Frank recalls his background, growing up in a family where his father was pastor in an isolated Fundamentalist Christian community in Missouri. He mentions that the school he attended was so out of normal expectations that it was not even accredited by the state. Some of the humor certainly discomfits people, such as one about Anne Frank realizing she is standing next to Hitler in hell. Other irreverent moments pop with sexual references but these are occasional at best. He adds that God probably does not like the songs that have been composed praising Him. Frank anchors his jokes in a forthright philosophical presentation about a whole bundle of religious contradictions but in a refreshingly tempered, dispassionate tone that sparks the audience to think seriously about the themes underlying his comedy. In sum, Frank effectively reclaims the critique of blasphemy, turning it appropriately back to the focus which merits it the most.
Forbidden Utah: A Satiric Revue (Wasatch Theatre Company)
Presented by the Wasatch Theatre Company, which has its home at The Gateway, Forbidden Utah offers some strong moments in a cabaret show of song-and-dance parodies that spoof the Utah theatrical scene along with some of the state’s politics. Fortunately, those successful moments rescue some wobbly bits that do not work as effective satire,
There are numbers poking fun at the safe conventions of Hale Theatre and Tuachan Center for the Arts, the avalanche of white actors and performers who audition for roles that are intended to represent culturally diverse characters and the unquenchable thirst for the musical Joseph and the Amazing Technicolor Dreamcoat. There is a brutal stinging yet effective reference to the discovery of the Pioneer Theatre Company’s former managing director who was caught falsifying his credentials on his CV. Yet, some of the numbers seem less effective satirically. One number is built solely on the fact that Plan-B Theatre’s shows always run 90 minutes (not true): Five thousand, four hundred seconds, as adapted from the song Seasons of Love from the musical Rent. And, that’s the entire song.
The best moment comes through regarding Utah Governor Spencer Cox’s handling of the drought and pandemic. Hey, Big Spencer, based on Sweet Charity’s Big Spender. Directed by George Plautz with music and choreography directed by Melody Baugh, the show features Valerie Ahanonu, Baugh, Plautz, Sallie Cooper, Jim Dale and Daniel Torrance.
The Diaries of Romeo & Juliet (Renaissance Now Theatre and Film)
Directed by Kathy Curtiss, this production features an excerpt from the full 90-minute production that bas been seen elsewhere in Utah this year. The Shakespeare classic is amenable to numerous treatments recently, such as SONDERimmersive’s character-driven treatment Through Yonder Window.
The first half, as presented at Fringe, blends quite well the language of the original with contemporary diction and syntax.
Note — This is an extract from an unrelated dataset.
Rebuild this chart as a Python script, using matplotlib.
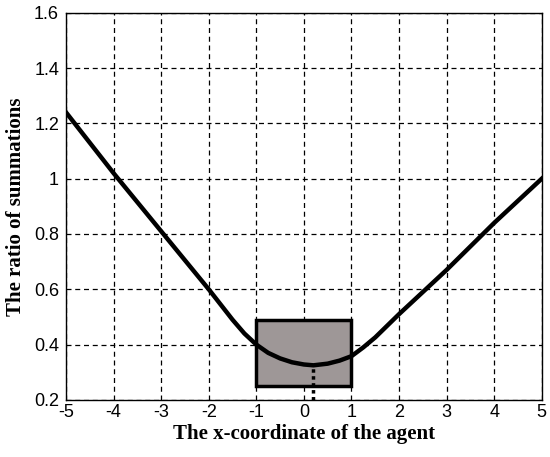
import matplotlib
matplotlib.use("Agg")
import matplotlib.pyplot as plt
from matplotlib.patches import Rectangle

# curve
x_agent = [-5, -4, -3, -2, -1.75, -1.5, -1.25, -1, -0.75, -0.5, -0.25, 0, 0.2,
           0.5, 0.75, 1, 1.25, 1.5, 1.75, 2, 3, 4, 5]
ratio = [1.24, 1.02, 0.81, 0.60, 0.545, 0.49, 0.44, 0.40, 0.37, 0.35, 0.336, 0.328, 0.325,
         0.331, 0.342, 0.358, 0.39, 0.426, 0.468, 0.51, 0.67, 0.84, 1.00]

# shaded box and marker of the minimum
box_x = [-1, 1]
box_y = [0.25, 0.49]
min_x = 0.2
min_y = 0.325

xticks = list(range(-5, 6))
xticklabels = [str(v) for v in xticks]
yticks = [0.2, 0.4, 0.6, 0.8, 1, 1.2, 1.4, 1.6]
yticklabels = ["0.2", "0.4", "0.6", "0.8", "1", "1.2", "1.4", "1.6"]

fig = plt.figure(figsize=(5.5, 4.57), dpi=100)
ax = fig.add_axes([0.12, 0.125, 0.865, 0.847])

ax.add_patch(Rectangle((box_x[0], box_y[0]), box_x[1] - box_x[0], box_y[1] - box_y[0],
                       facecolor="#9e9797", edgecolor="black", linewidth=2.5, zorder=2))
ax.plot([min_x, min_x], [0.2, min_y], color="black", linestyle=(0, (1, 1)), linewidth=2.5, zorder=3)
ax.plot(x_agent, ratio, color="black", linewidth=3.2, solid_joinstyle="round", zorder=4)

ax.set_xlim(-5, 5)
ax.set_ylim(0.2, 1.6)
ax.set_xticks(xticks)
ax.set_xticklabels(xticklabels)
ax.set_yticks(yticks)
ax.set_yticklabels(yticklabels)
ax.grid(True, color="black", linestyle=(0, (4, 3)), linewidth=0.9)
ax.tick_params(direction="in", length=0, labelsize=13)
ax.tick_params(axis="x", pad=3)
ax.tick_params(axis="y", pad=5)
for lab in ax.get_xticklabels() + ax.get_yticklabels():
    lab.set_family("Liberation Sans")
for s in ax.spines.values():
    s.set_linewidth(1.0)

ax.set_xlabel("The x-coordinate of the agent", family="Liberation Serif",
              fontweight="bold", fontsize=15, labelpad=2)
ax.set_ylabel("The ratio of summations", family="Liberation Serif",
              fontweight="bold", fontsize=15, labelpad=6)

fig.savefig("out.png", dpi=100)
The story morphs nicely with elements of organized crime, the priest transformed into a neighborhood beat police officer (as well as pharmacist) and gender fluid character representations (Peter as the nanny). Can love withstand not only the societal conventions arising from class status and family reputation but also the dynamics of street life, partying and enforcement of traditional identities. Likewise, Mercutio’s own sexual paradoxes and dilemmas, as subtle as they might be in the original, are pushed just a bit with measured nuance in this modern take. The cast is convincing in making this classic immediately accessible to audiences who might be quite pleased to discover they can relate to centuries-old classics in their own millennial perspectives.